Ich dachte Cover-Versionen gibt es nur in der Musikindustrie. Auch als Cineast erlebe ich Neuverfilmungen. Oft sind – gerade in der Welt der Rock- und Popmusik die Originale die besseren – meiner Meinung nach. Ob es bei großen Stoffen der Weltliteratur gelingen mag, sollte jeder für sich nachempfinden. Ich hatte mit „Der weite Raum der Zeit“ von Jeanette Winterson, der Neuerzählung von „Das Wintermärchen“ von William Shakespeare, sehr viel Spaß.
Seit Jahrhunderten wird Shakespeare aufgeführt, interpretiert, verfilmt oder umgewandelt als Vorlage für Graphic Novels oder Romane. Das Hogarth Shakespeare Projekt bietet bekannten Autoren die Möglichkeit, ihre persönliche Neuerzählung eines Werkes von Shakespeare zu schreiben.
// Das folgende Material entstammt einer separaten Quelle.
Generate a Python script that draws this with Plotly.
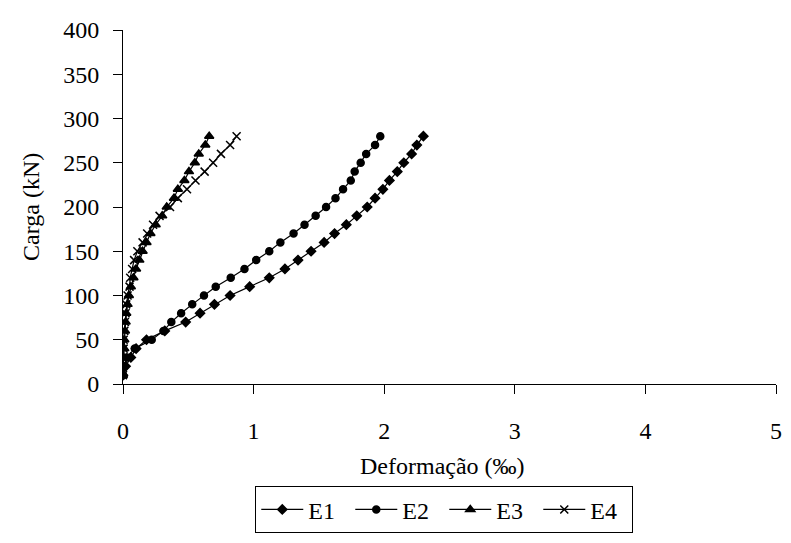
import plotly.graph_objects as go

loads = [10, 20, 30, 40, 50, 60, 70, 80, 90, 100, 110, 120, 130, 140,
         150, 160, 170, 180, 190, 200, 210, 220, 230, 240, 250, 260, 270, 280]

e1 = [0.00, 0.02, 0.06, 0.10, 0.18, 0.32, 0.48, 0.59, 0.70, 0.82, 0.97, 1.12, 1.24, 1.34,
      1.44, 1.54, 1.62, 1.71, 1.79, 1.87, 1.93, 1.99, 2.04, 2.10, 2.15, 2.21, 2.25, 2.30]
e2 = [0.00, 0.01, 0.03, 0.09, 0.22, 0.31, 0.37, 0.445, 0.53, 0.62, 0.71, 0.825, 0.93, 1.02,
      1.12, 1.205, 1.306, 1.39, 1.475, 1.555, 1.627, 1.685, 1.744, 1.774, 1.82, 1.862, 1.93, 1.97]
e3 = [0.00, 0.00, 0.005, 0.01, 0.01, 0.015, 0.02, 0.025, 0.035, 0.045, 0.06, 0.08, 0.10, 0.125,
      0.15, 0.18, 0.21, 0.25, 0.30, 0.335, 0.39, 0.42, 0.47, 0.505, 0.55, 0.58, 0.63, 0.66]
e4 = [0.00, 0.00, 0.003, 0.005, 0.005, 0.01, 0.015, 0.02, 0.025, 0.035, 0.05, 0.055, 0.07, 0.085,
      0.11, 0.15, 0.185, 0.23, 0.28, 0.36, 0.42, 0.49, 0.555, 0.625, 0.69, 0.75, 0.82, 0.87]

series = [("E1", e1, "diamond", 7), ("E2", e2, "circle", 7),
          ("E3", e3, "triangle-up", 8), ("E4", e4, "x-thin-open", 8)]

FONT = "Liberation Serif"

fig = go.Figure()
for name, xs, sym, size in series:
    fig.add_trace(go.Scatter(
        x=xs, y=loads, mode="lines+markers", name=name,
        line=dict(color="black", width=1.2),
        marker=dict(symbol=sym, size=size, color="black",
                    line=dict(color="black", width=1.5)),
    ))

fig.update_layout(
    width=783, height=535,
    margin=dict(l=115, r=9, t=16, b=152),
    paper_bgcolor="white", plot_bgcolor="white",
    font=dict(family=FONT, size=24, color="black"),
    showlegend=True,
    legend=dict(orientation="h", x=0.492, xanchor="center", y=-0.289, yanchor="top",
                bordercolor="black", borderwidth=1, font=dict(family=FONT, size=24),
                itemwidth=42, entrywidth=37, tracegroupgap=0),
    xaxis=dict(range=[0, 5], dtick=1, showgrid=False, zeroline=False,
               showline=True, linecolor="black", linewidth=1,
               ticks="outside", ticklen=9, tickcolor="black",
               ticklabelstandoff=16),
    yaxis=dict(range=[0, 400], dtick=50, showgrid=False, zeroline=False,
               showline=True, linecolor="black", linewidth=1,
               ticks="outside", ticklen=9, tickcolor="black",
               ticklabelstandoff=9),
    annotations=[
        dict(text="Deformação (‰)", xref="paper", yref="paper", x=0.49, y=-0.232,
             xanchor="center", yanchor="middle", showarrow=False,
             font=dict(family=FONT, size=24)),
        dict(text="Carga (kN)", xref="paper", yref="paper", x=-0.141, y=0.5,
             xanchor="center", yanchor="middle", textangle=-90, showarrow=False,
             font=dict(family=FONT, size=24)),
    ],
)

fig.write_html("out.html")
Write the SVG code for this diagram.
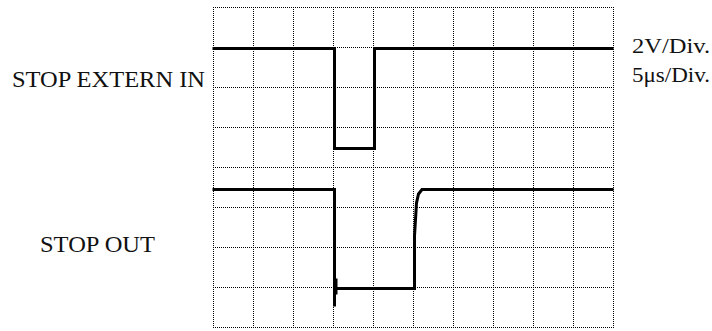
<svg xmlns="http://www.w3.org/2000/svg" width="712" height="331" viewBox="0 0 712 331">
<style>
.grid{fill:none;stroke:#000;stroke-width:1;stroke-dasharray:1 1}
.sig{fill:none;stroke:#000;stroke-width:3;stroke-linejoin:miter;stroke-linecap:square}
.lbl{font-family:"Liberation Serif","Times New Roman",serif;fill:#111}
</style>
<rect width="712" height="331" fill="#fff"/>
<g id="grid">
<path class="grid" d="M213.5,7 V328 M253.5,7 V328 M293.5,7 V328 M333.5,7 V328 M373.5,7 V328 M413.5,7 V328 M453.5,7 V328 M493.5,7 V328 M533.5,7 V328 M573.5,7 V328 M613.5,7 V328"/>
<path class="grid" d="M213,7.5 H614 M213,47.5 H614 M213,87.5 H614 M213,127.5 H614 M213,167.5 H614 M213,207.5 H614 M213,247.5 H614 M213,287.5 H614 M213,327.5 H614"/>
</g>
<g id="connectors">
<path id="trace-in" class="sig" d="M214,48.5 H334.5 V148.5 H374.5 V48.5 H612"/>
<path id="trace-out" class="sig" d="M214,189.5 H334.5 V305 M336,280 V293 M336,288.5 H414.5 V236 L416.5,203 L418.5,194 L422,189.5 H612"/>
</g>
<g id="label-in"><text class="lbl" x="12" y="86.5" font-size="24" textLength="193" lengthAdjust="spacingAndGlyphs">STOP EXTERN IN</text></g>
<g id="label-out"><text class="lbl" x="40" y="251.5" font-size="24" textLength="115" lengthAdjust="spacingAndGlyphs">STOP OUT</text></g>
<g id="scale">
<text class="lbl" x="632" y="52.5" font-size="20" textLength="78" lengthAdjust="spacingAndGlyphs">2V/Div.</text>
<text class="lbl" x="632" y="81.5" font-size="20" textLength="78" lengthAdjust="spacingAndGlyphs">5μs/Div.</text>
</g>
</svg>
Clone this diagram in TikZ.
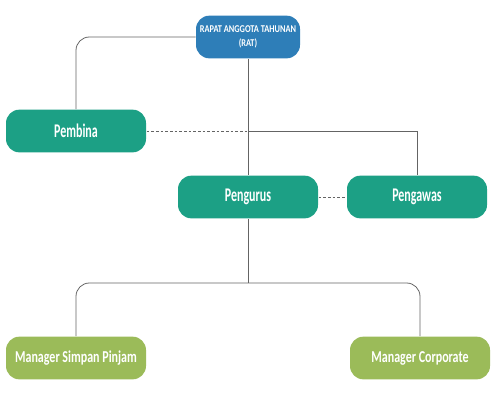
\documentclass[tikz,border=0pt]{standalone}
\usepackage{fontspec}
\setmainfont{Carlito}
\newfontfamily\orgfont{Carlito}[FakeStretch=0.62]
\newfontfamily\mgrfont{Carlito}[FakeStretch=0.72]
\newfontfamily\ratfont{Carlito}[FakeStretch=0.8]
\usetikzlibrary{positioning}

\definecolor{ratblue}{RGB}{46,126,184}
\definecolor{orgteal}{RGB}{28,160,133}
\definecolor{mgrgreen}{RGB}{155,187,89}
\definecolor{linegray}{RGB}{100,100,100}

\tikzset{every picture/.style={line width=0.75pt}}
\tikzset{
  box/.style={rounded corners=10pt, text=white, inner sep=0.75pt,
    minimum width=105pt, minimum height=32pt, align=center},
  ratbox/.style={box, fill=ratblue, minimum width=78pt,
    font=\ratfont\bfseries\fontsize{7.8}{10.5}\selectfont},
  orgbox/.style={box, fill=orgteal, font=\orgfont\bfseries\fontsize{14.5}{16}\selectfont},
  mgrbox/.style={box, fill=mgrgreen, font=\mgrfont\bfseries\fontsize{12.5}{14}\selectfont},
  conn/.style={draw=linegray, line width=0.6pt},
  dashconn/.style={conn, dash pattern={on 2pt off 1.5pt}}
}

\begin{document}
\begin{tikzpicture}[x=0.75pt,y=0.75pt,yscale=-1,xscale=1]
		\useasboundingbox (0,0) rectangle (500,400);
		
		% Boxes
		\node [ratbox] (rat) at (248,37) {RAPAT ANGGOTA TAHUNAN\\(RAT)};
		\node [orgbox] (pembina) at (76,131) {Pembina};
		\node [orgbox] (pengurus) at (248,197) {Pengurus};
		\node [orgbox] (pengawas) at (417,197) {Pengawas};
		\node [mgrbox] (simpan) at (76,358) {Manager Simpan Pinjam};
		\node [mgrbox] (corporate) at (420,358) {Manager Corporate};
		\coordinate (split) at (248,283);
		
		% Connectors
		\draw [conn, rounded corners=10pt] (rat.west) -| (pembina.north);
		\draw [conn] (rat.south) -- (pengurus.north);
		\draw [conn] (pengurus.north |- pembina.east) -| (pengawas.north);
		\draw [dashconn] (pembina.east) -- (pengurus.north |- pembina.east);
		\draw [dashconn] (pengurus.east) -- (pengawas.west);
		\draw [conn] (pengurus.south) -- (split);
		\draw [conn, rounded corners=10pt] (simpan.north) |- (split) -| (corporate.north);
	\end{tikzpicture}
\end{document}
Die Romane, diese Neuerzählungen, werden dann auch in über zwanzig Ländern erscheinen. Mit dabei sind u.a. Margaret Atwood (Der Sturm), Jo Nesbø (Macbeth), Tracy Chevalier (Othello), Anne Tyler (Der Widerspenstigen Zähmung) uvm.
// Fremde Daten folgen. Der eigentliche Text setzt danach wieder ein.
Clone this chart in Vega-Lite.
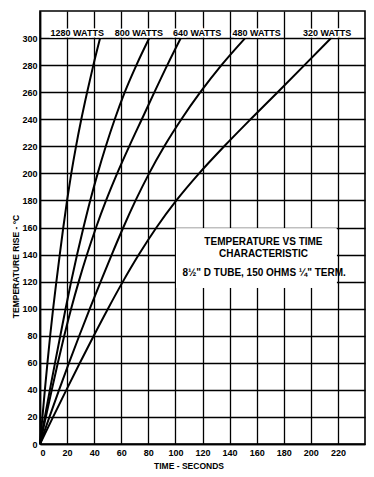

Jeannette Winterson hat sich mit „Das Wintermärchen“ beschäftigt. Dieser Text von Shakespeare habe in ihr schon lange als Glücksbringer rumort. Winterson, die selbst schon viele Romane, Kinder- und Sachbücher geschrieben hatte, gibt an, dass ihre Arbeit oft um dieses Stück kreiste. Schön ist aber, dass man „Der weite Raum der Zeit“ ohne Kenntnisse des Originals lesen kann.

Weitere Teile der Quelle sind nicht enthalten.